Depuis une quinzaine d’années, les institutions internationales redécouvrent et célèbrent son travail. Le MoMA à New York, le Centre Pompidou à Paris, le Musée Yves Saint Laurent à Marrakech, la Sharjah Art Foundation et la Biennale de Venise ont tous mis en lumière la puissance singulière de son œuvre. Cette reconnaissance n’est pas le fruit d’une mode, mais d’une fidélité : celle d’une artiste qui n’a jamais renoncé à sa liberté intérieure, qui a travaillé en silence pendant des décennies avant que le monde n’écoute enfin ce qu’elle avait à dire.

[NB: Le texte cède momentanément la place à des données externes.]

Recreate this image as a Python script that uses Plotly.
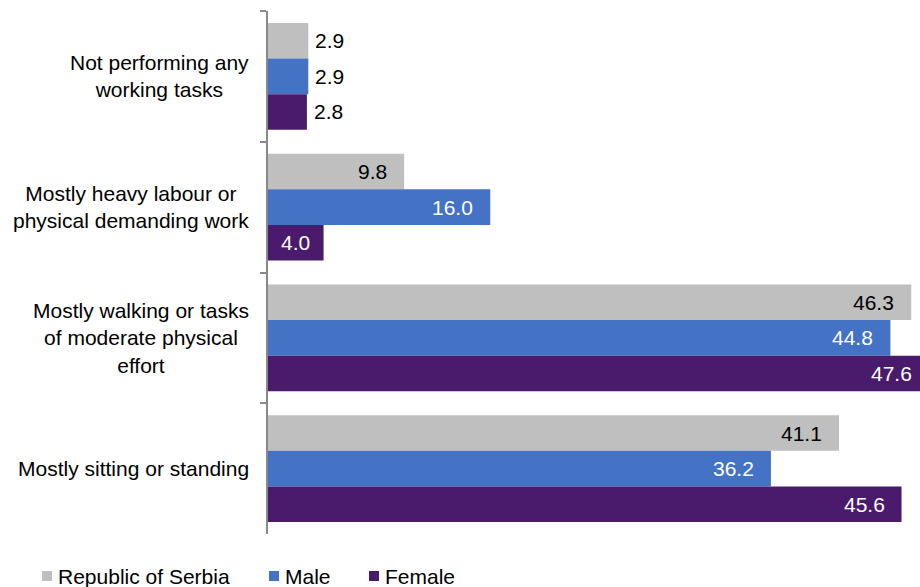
import plotly.graph_objects as go

# ---- data -------------------------------------------------------------
categories = [
    "Not performing any<br>working tasks",
    "Mostly heavy labour or<br>physical demanding work",
    "Mostly walking or tasks<br>of moderate physical<br>effort",
    "Mostly sitting or standing",
]
series_names = ["Republic of Serbia", "Male", "Female"]
serbia = [2.9, 9.8, 46.3, 41.1]
male = [2.9, 16.0, 44.8, 36.2]
female = [2.8, 4.0, 47.6, 45.6]
series_values = [serbia, male, female]

# ---- styling ----------------------------------------------------------
colors = ["#BFBFBF", "#4472C4", "#4A1A6C"]
inside_text_colors = ["#000000", "#FFFFFF", "#FFFFFF"]
AXIS_GREY = "#898989"
FONT = "Liberation Sans, Arial, Helvetica, sans-serif"
FS = 21

W, H = 920, 587
M_L, M_R, M_T, M_B = 268, 0, 11, 53
PLOT_W = W - M_L - M_R
PLOT_H = H - M_T - M_B
X_MAX = 46.93
BARGAP = 0.185

OUTSIDE_BELOW = 3.5   # labels of very short bars sit past the bar end
CENTER_BELOW = 6.0    # short bars get a centred label
PAD_END = 15          # gap between an inside label and the bar end
PAD_OUT = 5           # gap between an outside label and the bar end


def px_x(px):
    """pixel x in the page -> paper x"""
    return (px - M_L) / PLOT_W


def px_y(py):
    """pixel y in the page -> paper y"""
    return (H - M_B - py) / PLOT_H


fig = go.Figure()

for name, vals, col in zip(series_names, series_values, colors):
    fig.add_trace(go.Bar(
        name=name,
        y=categories,
        x=vals,
        orientation="h",
        marker=dict(color=col, line=dict(width=0)),
        cliponaxis=True,
        showlegend=False,
        hovertemplate=name + ": %{x:.1f}<extra></extra>",
    ))

fig.update_layout(
    width=W,
    height=H,
    margin=dict(l=M_L, r=M_R, t=M_T, b=M_B, pad=0),
    paper_bgcolor="white",
    plot_bgcolor="white",
    barmode="group",
    bargap=BARGAP,
    bargroupgap=0,
    font=dict(family=FONT, size=FS, color="#000000"),
    showlegend=False,
    xaxis=dict(visible=False, range=[0, X_MAX], fixedrange=True),
    yaxis=dict(
        type="category",
        autorange="reversed",
        showticklabels=False,
        ticks="outside",
        tickson="boundaries",
        ticklen=6,
        tickwidth=1.5,
        tickcolor=AXIS_GREY,
        showline=True,
        linewidth=1.5,
        linecolor=AXIS_GREY,
        showgrid=False,
        zeroline=False,
        fixedrange=True,
    ),
)

# value labels: one per bar, shifted to its slot inside the group
n_series = len(series_names)
bar_px = PLOT_H / len(categories) * (1 - BARGAP) / n_series
for si, (vals, tcol) in enumerate(zip(series_values, inside_text_colors)):
    yshift = ((n_series - 1) / 2 - si) * bar_px
    for cat, v in zip(categories, vals):
        if v < OUTSIDE_BELOW:
            x, anchor, xshift, color = v, "left", PAD_OUT, "#000000"
        elif v < CENTER_BELOW:
            x, anchor, xshift, color = v / 2, "center", 0, tcol
        else:
            x, anchor, xshift, color = v, "right", -PAD_END, tcol
        # bars running past the axis end are clipped; their label keeps
        # following the true bar end
        if x <= X_MAX:
            xref = "x"
        else:
            xref, x = "x domain", x / X_MAX
        fig.add_annotation(
            x=x, xref=xref, xanchor=anchor, xshift=xshift,
            y=cat, yref="y", yanchor="middle", yshift=yshift,
            text=f"{v:.1f}", showarrow=False,
            font=dict(family=FONT, size=FS, color=color),
        )

# category labels, centred multi-line text to the left of the axis
for cat in categories:
    fig.add_annotation(
        x=0, xref="paper", xanchor="right", xshift=-17,
        y=cat, yref="y", yanchor="middle",
        text=cat, align="center", showarrow=False,
        font=dict(family=FONT, size=FS, color="#000000"),
    )

# legend row under the chart
LEGEND_SQ_LEFT = [42, 269, 369]
LEGEND_CY = 576
SQ = 10
for name, col, sx in zip(series_names, colors, LEGEND_SQ_LEFT):
    fig.add_shape(
        type="rect", xref="paper", yref="paper",
        x0=px_x(sx), x1=px_x(sx + SQ),
        y0=px_y(LEGEND_CY + SQ / 2), y1=px_y(LEGEND_CY - SQ / 2),
        fillcolor=col, line=dict(width=0), layer="above",
    )
    fig.add_annotation(
        xref="paper", yref="paper",
        x=px_x(sx + SQ + 4), y=px_y(LEGEND_CY),
        xanchor="left", yanchor="middle",
        text=name, showarrow=False,
        font=dict(family=FONT, size=FS, color="#000000"),
    )

fig.write_html("out.html")
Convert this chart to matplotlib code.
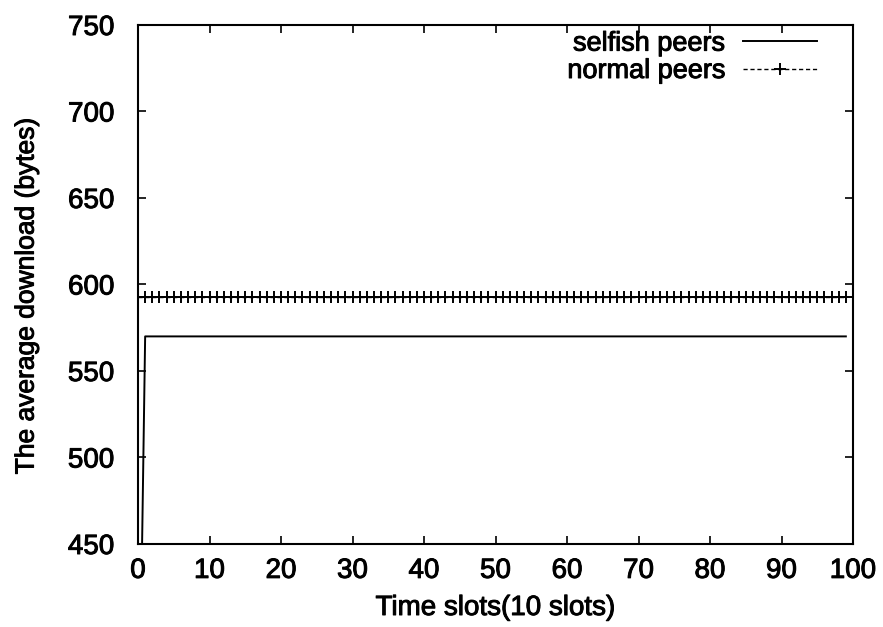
import matplotlib
matplotlib.use("Agg")
import matplotlib.pyplot as plt
import matplotlib.patheffects as pe

plt.rcParams['font.family'] = ['Liberation Sans', 'DejaVu Sans']

time_slots = list(range(100))
selfish_first = 290
selfish_level = 570
normal_level = 593
selfish = [selfish_first] + [selfish_level] * 99
normal = [normal_level] * 100

fig = plt.figure(figsize=(8.83, 6.27), dpi=100)
ax = fig.add_axes([138/883, 1 - 544/627, (853-138)/883, (544-25)/627])

ax.plot(time_slots, selfish, color='black', lw=1.4, label='selfish peers')
ax.plot(time_slots, normal, color='black', lw=1.0, ls=(0, (3, 2)), marker='+',
        markersize=9, markeredgewidth=1.4, label='normal peers')

ax.set_xlim(0, 100)
ax.set_ylim(450, 750)
ax.set_xticks(range(0, 101, 10))
ax.set_yticks(range(450, 751, 50))
ax.tick_params(direction='in', top=True, right=True, length=6, width=1.2,
               labelsize=20)
ax.tick_params(axis='y', pad=17)
ax.tick_params(axis='x', pad=10)
for s in ax.spines.values():
    s.set_linewidth(1.5)

effect = [pe.withStroke(linewidth=0.7, foreground='black')]
ax.set_xlabel('Time slots(10 slots)', fontsize=20, labelpad=8, path_effects=effect)
ax.set_ylabel('The average download (bytes)', fontsize=19, path_effects=effect)
ax.yaxis.set_label_coords(-0.139, 0.478)
for lab in ax.get_xticklabels() + ax.get_yticklabels():
    lab.set_path_effects(effect)

leg = ax.legend(loc='upper right', frameon=False, markerfirst=False, fontsize=19.5,
                handlelength=2.74, borderaxespad=0.0, labelspacing=0.05,
                handletextpad=0.63, bbox_to_anchor=(0.965, 1.01))
for t in leg.get_texts():
    t.set_path_effects(effect)

fig.savefig('out.png', dpi=100)
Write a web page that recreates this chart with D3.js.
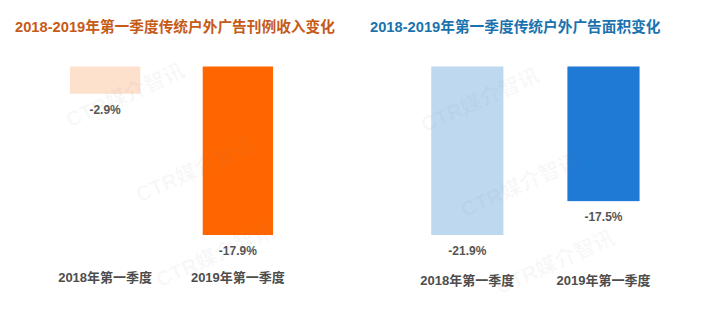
<!DOCTYPE html>
<html>
<head>
<meta charset="utf-8">
<script src="https://cdn.jsdelivr.net/npm/d3@7"></script>
<style>
  html, body { margin: 0; padding: 0; background: #fff; }
  svg { display: block; }
  text { font-family: "Liberation Sans", Arial, "Noto Sans CJK SC", sans-serif; font-weight: bold; }
</style>
</head>
<body>
<svg id="chart" width="710" height="330"></svg>
<script>
// Quarter labels shared by both panels
const categories = ["2018年第一季度", "2019年第一季度"];
// Q1 change in traditional outdoor ad revenue (%)
const revenueChange = [-2.9, -17.9];
// Q1 change in traditional outdoor ad area (%)
const areaChange = [-21.9, -17.5];

const titles = [
  "2018-2019年第一季度传统户外广告刊例收入变化",
  "2018-2019年第一季度传统户外广告面积变化"
];
const watermark = "CTR媒介智讯";

const svg = d3.select("#chart");
const pct = v => d3.format(".1f")(v).replace("\u2212", "-") + "%";

const panels = [
  {
    title: titles[0], values: revenueChange,
    titleColor: "#c65a17", colors: ["#fde1cd", "#ff6600"],
    titleX: 15, xRange: [36.75, 306.25], catY: 282,
    marks: [[125, 95], [195, 170], [215, 255]]
  },
  {
    title: titles[1], values: areaChange,
    titleColor: "#1a73ae", colors: ["#bed8f0", "#1f7ad6"],
    titleX: 370, xRange: [397.2, 673.6], catY: 285,
    marks: [[480, 100], [520, 185], [555, 262]]
  }
];

panels.forEach(p => {
  const g = svg.append("g");

  g.append("text")
    .attr("x", p.titleX).attr("y", 32)
    .attr("font-size", 14.7)
    .attr("fill", p.titleColor)
    .text(p.title);

  const x = d3.scaleBand()
    .domain(categories)
    .range(p.xRange)
    .paddingInner(0.47)
    .paddingOuter(0.25);

  const y = d3.scaleLinear()
    .domain([0, d3.min(p.values)])
    .range([66.5, 235]);

  const rows = categories.map((c, i) => ({ cat: c, v: p.values[i], color: p.colors[i] }));

  g.selectAll("rect.bar").data(rows).join("rect")
    .attr("class", "bar")
    .attr("x", d => x(d.cat))
    .attr("width", x.bandwidth())
    .attr("y", y(0))
    .attr("height", d => y(d.v) - y(0))
    .attr("fill", d => d.color);

  g.selectAll("text.val").data(rows).join("text")
    .attr("class", "val")
    .attr("x", d => x(d.cat) + x.bandwidth() / 2)
    .attr("y", d => y(d.v) + 20)
    .attr("text-anchor", "middle")
    .attr("font-size", 12)
    .attr("fill", "#555555")
    .text(d => pct(d.v));

  g.selectAll("text.cat").data(rows).join("text")
    .attr("class", "cat")
    .attr("x", d => x(d.cat) + x.bandwidth() / 2)
    .attr("y", p.catY)
    .attr("text-anchor", "middle")
    .attr("font-size", 13)
    .attr("fill", "#4d4d4d")
    .text(d => d.cat);

  // faint diagonal watermark stamps
  g.selectAll("text.wm").data(p.marks).join("text")
    .attr("class", "wm")
    .attr("transform", d => `translate(${d[0]},${d[1]}) rotate(-24)`)
    .attr("text-anchor", "middle")
    .attr("dy", "0.35em")
    .attr("font-size", 21)
    .attr("fill", "#808080")
    .attr("fill-opacity", 0.06)
    .text(watermark);
});
</script>
</body>
</html>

À Paris, où elle expose régulièrement, Fattal retrouve le lieu où tout a commencé : la pensée, la langue française, l’histoire de l’art et l’élan intellectuel qui ont façonné sa jeunesse. La ville est aussi le pont symbolique entre ses origines et son parcours international. Dans ses œuvres, on retrouve constamment cette tension féconde entre l’Orient et l’Occident : une archéologie de la Méditerranée, un regard contemporain, une mémoire éclatée. Paris lui permet de réunir ces mondes, de les fondre dans un langage plastique qui parle à tous.

Il est frappant de constater que malgré la profondeur de son œuvre, Fattal reste d’une grande simplicité dans sa posture publique. Elle n’a rien de l’artiste conceptuelle éloignée du monde réel. Au contraire, elle parle de son travail avec une humilité rare, insistant sur la matière, le geste, l’intuition, la nécessité intérieure. Ce rapport organique à la création est l’un des secrets de sa force.

Aujourd’hui, alors que les ponts entre les cultures sont plus nécessaires que jamais, Simone Fattal incarne une figure essentielle du dialogue artistique mondial. À travers son œuvre, elle rappelle que l’exil peut être une source de création, que la fragilité peut devenir puissance, que la mémoire peut nourrir l’avenir. Elle démontre que l’art n’est pas un simple objet esthétique, mais un espace où se rencontrent les récits, les douleurs, les mythes et les espoirs.

Simone Fattal n’est pas seulement une artiste. Elle est une passeuse. Une femme qui, par la beauté silencieuse de ses œuvres, relie Damas, Beyrouth et Paris en un seul geste. Une voix qui, loin du bruit du monde, continue de tracer un chemin où l’humanité se reconnaît.